All that nonsense aside, it’s reasonable to expect hard feelings to linger. The settlement bringing immediate relief is welcome but the nastiness of the process won’t soon be forgotten. Moreover there remain huge issues to engage, all of them tough.

Weak franchises abound, and the new CBA doesn’t necessarily make them stronger. The NHL remains grossly over-expanded. At a minimum, teams must be yanked from incompatible Sunbelt burghs and re-settled in true hockey towns, preferably north of the border. Desperate is the need for new leadership, maybe even a revised governing structure. It’s inconceivable that Bettman can remain an effective commissioner after his role in the late fiasco. Vital marketing and promotion concerns grow as does the fabulous potential of the international game. It’s more than the aged likes of Bettman and Jacobs can handle. The NHL needs to get into the 21st century while leaving the curious characters who guided them to the very abyss of ruin in the last one.

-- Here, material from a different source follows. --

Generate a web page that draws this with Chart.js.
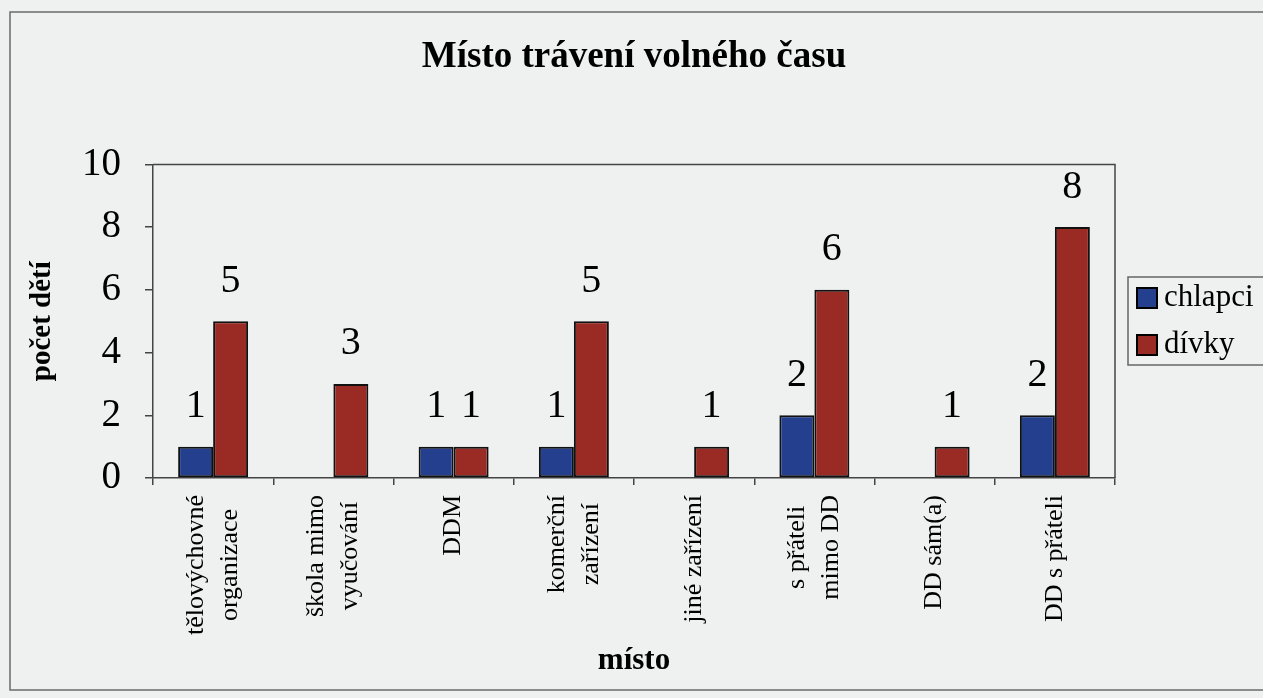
<!DOCTYPE html>
<html>
<head>
<meta charset="utf-8">
<script src="https://cdn.jsdelivr.net/npm/chart.js@4/dist/chart.umd.min.js"></script>
<style>
  html, body { margin: 0; padding: 0; background: #eff1f0; }
  #wrap { width: 1263px; height: 698px; }
</style>
</head>
<body>
<div id="wrap"><canvas id="chart" width="1263" height="698"></canvas></div>
<script>
// data
const places = [['tělovýchovné', 'organizace'], ['škola mimo', 'vyučování'], 'DDM', ['komerční', 'zařízení'],
    'jiné zařízení', ['s přáteli', 'mimo DD'], 'DD sám(a)', 'DD s přáteli'];
const boys = [1, 0, 1, 1, 0, 2, 0, 2];
const girls = [5, 3, 1, 5, 1, 6, 1, 8];
const seriesNames = ['chlapci', 'dívky'];
const seriesColors = ['#233f8e', '#9a2b24'];
const yMax = 10;
const yStep = 2;

const serif = 'Liberation Serif';

// page background + outer frame
const framePlugin = {
    id: 'frame',
    beforeDraw(chart) {
        const ctx = chart.ctx;
        ctx.save();
        ctx.fillStyle = '#eff1f0';
        ctx.fillRect(0, 0, chart.width, chart.height);
        ctx.strokeStyle = '#6a6a6a';
        ctx.lineWidth = 1.5;
        ctx.beginPath();
        ctx.moveTo(chart.width, 12);
        ctx.lineTo(10, 12);
        ctx.lineTo(10, 690);
        ctx.lineTo(chart.width, 690);
        ctx.stroke();
        ctx.restore();
    },
    afterDraw(chart) {
        // top and right edges of the plot area
        const { top, right, left, bottom } = chart.chartArea;
        const ctx = chart.ctx;
        ctx.save();
        ctx.strokeStyle = '#444';
        ctx.lineWidth = 1.5;
        ctx.beginPath();
        ctx.moveTo(left, top);
        ctx.lineTo(right, top);
        ctx.lineTo(right, bottom);
        ctx.stroke();
        ctx.restore();
    }
};

// value labels above bars
const valueLabels = {
    id: 'valueLabels',
    afterDatasetsDraw(chart) {
        const ctx = chart.ctx;
        ctx.save();
        ctx.font = '40px "' + serif + '"';
        ctx.fillStyle = '#000';
        ctx.textAlign = 'center';
        ctx.textBaseline = 'middle';
        chart.data.datasets.forEach((ds, i) => {
            chart.getDatasetMeta(i).data.forEach((bar, j) => {
                const v = ds.data[j];
                if (!v) return;
                ctx.fillText(String(v), bar.x, bar.y - 40);
            });
        });
        ctx.restore();
    }
};

// category labels, rotated, lines centred on each other (like the original)
const categoryLabels = {
    id: 'categoryLabels',
    afterDraw(chart) {
        const ctx = chart.ctx;
        const xScale = chart.scales.x;
        const y0 = chart.chartArea.bottom + 17;
        const gap = 34;
        ctx.save();
        ctx.font = '26px "' + serif + '"';
        ctx.fillStyle = '#000';
        ctx.textAlign = 'center';
        ctx.textBaseline = 'middle';
        chart.data.labels.forEach((lab, i) => {
            const lines = Array.isArray(lab) ? lab : [lab];
            const maxW = Math.max(...lines.map(l => ctx.measureText(l).width));
            const x = xScale.getPixelForTick(i);
            lines.forEach((line, k) => {
                const off = (k - (lines.length - 1) / 2) * gap;
                ctx.save();
                ctx.translate(x + off, y0 + maxW / 2);
                ctx.rotate(-Math.PI / 2);
                ctx.fillText(line, 0, 0);
                ctx.restore();
            });
        });
        ctx.restore();
    }
};

// boxed legend on the right
const boxLegend = {
    id: 'boxLegend',
    afterDraw(chart) {
        const ctx = chart.ctx;
        const bx = 1128, by = 277, bh = 88;
        ctx.save();
        ctx.strokeStyle = '#666';
        ctx.lineWidth = 1.5;
        ctx.strokeRect(bx, by, chart.width - bx + 5, bh);
        ctx.font = '31px "' + serif + '"';
        ctx.textAlign = 'left';
        ctx.textBaseline = 'middle';
        chart.data.datasets.forEach((ds, i) => {
            const y = by + 11 + i * 47;
            ctx.fillStyle = ds.backgroundColor;
            ctx.fillRect(bx + 9, y, 20, 20);
            ctx.strokeStyle = '#000';
            ctx.lineWidth = 2;
            ctx.strokeRect(bx + 9, y, 20, 20);
            ctx.fillStyle = '#000';
            ctx.fillText(ds.label, bx + 36, y + 10);
        });
        ctx.restore();
    }
};

new Chart(document.getElementById('chart'), {
    type: 'bar',
    data: {
        labels: places,
        datasets: [
            { label: seriesNames[0], data: boys, backgroundColor: seriesColors[0] },
            { label: seriesNames[1], data: girls, backgroundColor: seriesColors[1] }
        ]
    },
    options: {
        responsive: false,
        animation: false,
        devicePixelRatio: 1,
        layout: { padding: { left: 12, right: 148, top: 0, bottom: 10 } },
        datasets: {
            bar: {
                borderColor: '#111',
                borderWidth: 2,
                borderSkipped: false,
                barPercentage: 1,
                categoryPercentage: 0.582
            }
        },
        plugins: {
            legend: { display: false },
            tooltip: { enabled: false },
            title: {
                display: true,
                fullSize: false,
                text: 'Místo trávení volného času',
                color: '#000',
                font: { family: serif, size: 37, weight: 'bold', lineHeight: 1.2 },
                padding: { top: 35, bottom: 85 }
            }
        },
        scales: {
            x: {
                afterFit(scale) { scale.height = 210; },
                grid: { drawOnChartArea: false, drawTicks: true, tickLength: 7, color: '#444', lineWidth: 1.5 },
                border: { display: true, color: '#444', width: 1.5 },
                ticks: { display: false },
                title: {
                    display: true,
                    text: 'místo',
                    color: '#000',
                    font: { family: serif, size: 31, weight: 'bold', lineHeight: 1.2 },
                    padding: { top: 0, bottom: 8 }
                }
            },
            y: {
                min: 0,
                max: yMax,
                afterFit(scale) { scale.width = 141; },
                grid: { drawOnChartArea: false, drawTicks: true, tickLength: 8, color: '#444', lineWidth: 1.5 },
                border: { display: true, color: '#444', width: 1.5 },
                ticks: {
                    stepSize: yStep,
                    color: '#000',
                    padding: 24,
                    font: { family: serif, size: 39 }
                },
                title: {
                    display: true,
                    text: 'počet dětí',
                    color: '#000',
                    font: { family: serif, size: 29, weight: 'bold', lineHeight: 1.2 },
                    padding: { top: 13, bottom: 0 }
                }
            }
        }
    },
    plugins: [framePlugin, valueLabels, categoryLabels, boxLegend]
});
</script>
</body>
</html>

It was a helluva close call. But if there were many goats, there was also an undisputed hero and that would be a gentleman described by those who had the great pleasure of watching him work as modest, unassuming, invariably polite, and entirely brilliant.

He’s the federal mediator, Scot L. Beckenbaugh, who rescued the talks when they were collapsing the day after New Year’s and who, three days later, in a masterpiece of conflict-resolution, brokered the deal that saved the game in a marathon 16-hour, make-or-break showdown that ended at 5 in the morning in a scenario Hollywood might have found too much to make up.

The role of Horatius at this bridge was played by a man we may never hear of again. I nominate Mr. Beckenbaugh for the Hart Trophy, annually given to the NHL’s MVP. And why not toss in the Lady Byng, the bauble awarded the performer deemed to have been, amidst all the madness, the most gracious!